Start DATA EXTRACT

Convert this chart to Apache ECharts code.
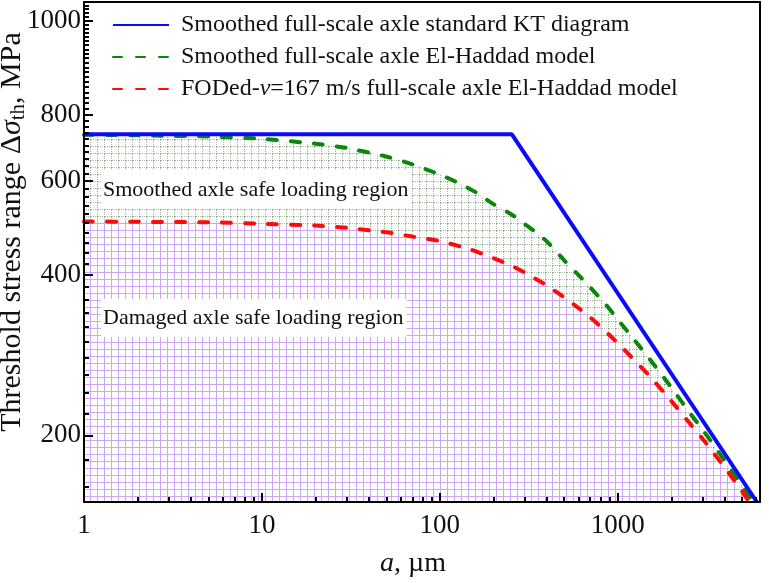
<!DOCTYPE html>
<html>
<head>
<meta charset="utf-8">
<script src="https://cdn.jsdelivr.net/npm/echarts@6/dist/echarts.min.js"></script>
<style>
  html, body { margin: 0; padding: 0; background: #fff; }
  #chart { width: 769px; height: 583px; }
</style>
</head>
<body>
<div id="chart"></div>
<script>
// KT diagram (solid blue)
const ktA = [1, 254, 6050];
const ktStress = [734, 734, 150];

// smoothed axle El-Haddad model (green dashed)
const smoothA = [1, 2, 5, 10, 20, 30, 50, 70, 100, 130, 160, 200, 254, 300, 350, 400, 500, 600, 700, 850, 1000, 1250, 1500, 2000, 2500, 3000, 4000, 5000, 5750];
const smoothStress = [733, 731, 727, 720, 705, 692, 667, 645, 617, 593, 571, 543, 519, 498, 480, 462, 426, 400, 379, 353, 330, 301, 279, 246, 222, 205, 179, 161, 150];

// FODed v=167 m/s El-Haddad model (red dashed)
const fodA = [1, 2, 5, 10, 20, 30, 50, 70, 100, 150, 200, 250, 300, 400, 500, 600, 700, 850, 1000, 1250, 1500, 2000, 2500, 3000, 4000, 5000, 5400];
const fodStress = [504, 503, 502, 499, 495, 490, 481, 472, 463, 446, 430, 417, 404, 382, 363, 347, 333, 314, 298, 276, 259, 232, 212, 197, 174, 157, 151];

const xMajorTicks = [1, 10, 100, 1000];
const xMinorTicks = [2, 3, 4, 5, 6, 7, 8, 9, 20, 30, 40, 50, 60, 70, 80, 90,
  200, 300, 400, 500, 600, 700, 800, 900, 2000, 3000, 4000, 5000, 6000];
const yTickValues = [200, 400, 600, 800, 1200];
const yTickLabels = ['200', '400', '600', '800', '1000'];
const yMinorTicks = [];
for (let v = 160; v <= 1280; v += 20) {
  if (yTickValues.indexOf(v) < 0) yMinorTicks.push(v);
}

const legendNames = [
  'Smoothed full-scale axle standard KT diagram',
  'Smoothed full-scale axle El-Haddad model',
  'FODed-{i|v}=167 m/s full-scale axle El-Haddad model'
];

const FONT = 'Liberation Serif';

function gridPattern(color, dotted) {
  const c = document.createElement('canvas');
  c.width = 7; c.height = 7;
  const ctx = c.getContext('2d');
  ctx.fillStyle = '#fff';
  ctx.fillRect(0, 0, 7, 7);
  ctx.fillStyle = color;
  for (let i = 0; i < 7; i++) {
    if (dotted && i % 2) continue;
    ctx.fillRect(6, i, 1, 1);
    ctx.fillRect(i, 6, 1, 1);
  }
  return { image: c, repeat: 'repeat' };
}

const zip = (xs, ys) => xs.map((x, i) => [x, ys[i]]);

const chart = echarts.init(document.getElementById('chart'));

const xBase = { type: 'log', logBase: 10, min: 1, max: 6300, gridIndex: 0, z: 10, splitLine: { show: false } };
const yBase = { type: 'log', logBase: 10, min: 150, max: 1300, gridIndex: 0, z: 10, splitLine: { show: false } };
const black = { color: '#000', width: 2 };

const option = {
  animation: false,
  grid: { left: 84, right: 9, top: 2, bottom: 81, containLabel: false, outerBoundsMode: 'none' },
  legend: {
    orient: 'vertical',
    left: 107,
    top: 8,
    itemWidth: 56,
    itemHeight: 8,
    itemGap: 8,
    data: legendNames,
    itemStyle: { color: 'rgba(0,0,0,0)', borderWidth: 0, opacity: 0 },
    textStyle: {
      fontFamily: FONT, fontSize: 24, color: '#111', padding: [0, 0, 0, 7],
      rich: { i: { fontFamily: FONT, fontSize: 24, fontStyle: 'italic', color: '#111' } }
    }
  },
  graphic: [
    {
      type: 'text', left: 101, top: 170, z: 20,
      style: {
        text: 'Smoothed axle safe loading region', fontFamily: FONT, fontSize: 22, fill: '#111',
        backgroundColor: '#fff', padding: [9, 3, 8, 2]
      }
    },
    {
      type: 'text', left: 101, top: 299, z: 20,
      style: {
        text: 'Damaged axle safe loading region', fontFamily: FONT, fontSize: 22, fill: '#111',
        backgroundColor: '#fff', padding: [8, 3, 8, 2]
      }
    }
  ],
  xAxis: [
    Object.assign({}, xBase, {
      position: 'bottom',
      name: '{i|a}{n|, µm}',
      nameLocation: 'middle',
      nameGap: 48,
      nameMoveOverlap: false,
      nameTextStyle: {
        padding: [0, 18, 0, 0],
        rich: {
          i: { fontFamily: FONT, fontSize: 28, fontStyle: 'italic', color: '#111' },
          n: { fontFamily: FONT, fontSize: 28, color: '#111' }
        }
      },
      axisLine: { show: true, lineStyle: black },
      axisTick: { show: true, inside: true, length: 9, lineStyle: black, customValues: xMajorTicks },
      axisLabel: {
        fontFamily: FONT, fontSize: 27, color: '#111', margin: 10, customValues: xMajorTicks,
        formatter: v => String(Math.round(v))
      }
    }),
    Object.assign({}, xBase, {
      position: 'bottom',
      axisLine: { show: false },
      axisTick: { show: true, inside: true, length: 5, lineStyle: black, customValues: xMinorTicks },
      axisLabel: { show: false }
    }),
    Object.assign({}, xBase, {
      position: 'top',
      axisLine: { show: true, lineStyle: black },
      axisTick: { show: false },
      axisLabel: { show: false }
    })
  ],
  yAxis: [
    Object.assign({}, yBase, {
      position: 'left',
      name: '{n|Threshold stress range Δ}{i|σ}{s|th}{n|, MPa}',
      nameLocation: 'middle',
      nameGap: 55,
      nameRotate: 90,
      nameMoveOverlap: false,
      nameTextStyle: {
        padding: [0, 0, 0, 40],
        rich: {
          n: { fontFamily: FONT, fontSize: 30, color: '#111', lineHeight: 34 },
          i: { fontFamily: FONT, fontSize: 30, fontStyle: 'italic', color: '#111', lineHeight: 34 },
          s: { fontFamily: FONT, fontSize: 21, color: '#111', lineHeight: 34, verticalAlign: 'bottom', padding: [12, 0, 0, 0] }
        }
      },
      axisLine: { show: true, lineStyle: black },
      axisTick: { show: true, inside: true, length: 9, lineStyle: black, customValues: yTickValues },
      axisLabel: {
        fontFamily: FONT, fontSize: 27, color: '#111', margin: 3, customValues: yTickValues,
        formatter: v => {
          let best = 0;
          yTickValues.forEach((t, i) => { if (Math.abs(t - v) < Math.abs(yTickValues[best] - v)) best = i; });
          return yTickLabels[best];
        }
      }
    }),
    Object.assign({}, yBase, {
      position: 'left',
      axisLine: { show: false },
      axisTick: { show: true, inside: true, length: 5, lineStyle: black, customValues: yMinorTicks },
      axisLabel: { show: false }
    }),
    Object.assign({}, yBase, {
      position: 'right',
      axisLine: { show: true, lineStyle: black },
      axisTick: { show: false },
      axisLabel: { show: false }
    })
  ],
  series: [
    {
      name: legendNames[1],
      type: 'line',
      z: 3,
      symbol: 'none',
      smooth: 0.2,
      data: zip(smoothA, smoothStress),
      lineStyle: { color: '#0a860a', width: 4, type: [9, 14], cap: 'round' },
      itemStyle: { color: '#0a860a' },
      areaStyle: { origin: 'start', opacity: 1, color: gridPattern('rgba(110,140,95,0.6)', true) }
    },
    {
      name: legendNames[2],
      type: 'line',
      z: 4,
      symbol: 'none',
      smooth: 0.2,
      data: zip(fodA, fodStress),
      lineStyle: { color: '#ff0a0a', width: 4, type: [9, 14], cap: 'round' },
      itemStyle: { color: '#ff0a0a' },
      areaStyle: { origin: 'start', opacity: 1, color: gridPattern('#cfa6f7', false) }
    },
    {
      name: legendNames[0],
      type: 'line',
      z: 5,
      symbol: 'none',
      data: zip(ktA, ktStress),
      lineStyle: { color: '#0a0aff', width: 4 },
      itemStyle: { color: '#0a0aff' }
    }
  ]
};

chart.setOption(option);
</script>
</body>
</html>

End DATA EXTRACT

• [GOAL OF THE EXERCISE]:
Restate the material word for word from its first line through the line containing "179, 161, 150];", both included; the pictures do not belong in it.

• [COMPLETE OUTPUT]:
Convert this chart to Apache ECharts code.
<!DOCTYPE html>
<html>
<head>
<meta charset="utf-8">
<script src="https://cdn.jsdelivr.net/npm/echarts@6/dist/echarts.min.js"></script>
<style>
  html, body { margin: 0; padding: 0; background: #fff; }
  #chart { width: 769px; height: 583px; }
</style>
</head>
<body>
<div id="chart"></div>
<script>
// KT diagram (solid blue)
const ktA = [1, 254, 6050];
const ktStress = [734, 734, 150];

// smoothed axle El-Haddad model (green dashed)
const smoothA = [1, 2, 5, 10, 20, 30, 50, 70, 100, 130, 160, 200, 254, 300, 350, 400, 500, 600, 700, 850, 1000, 1250, 1500, 2000, 2500, 3000, 4000, 5000, 5750];
const smoothStress = [733, 731, 727, 720, 705, 692, 667, 645, 617, 593, 571, 543, 519, 498, 480, 462, 426, 400, 379, 353, 330, 301, 279, 246, 222, 205, 179, 161, 150];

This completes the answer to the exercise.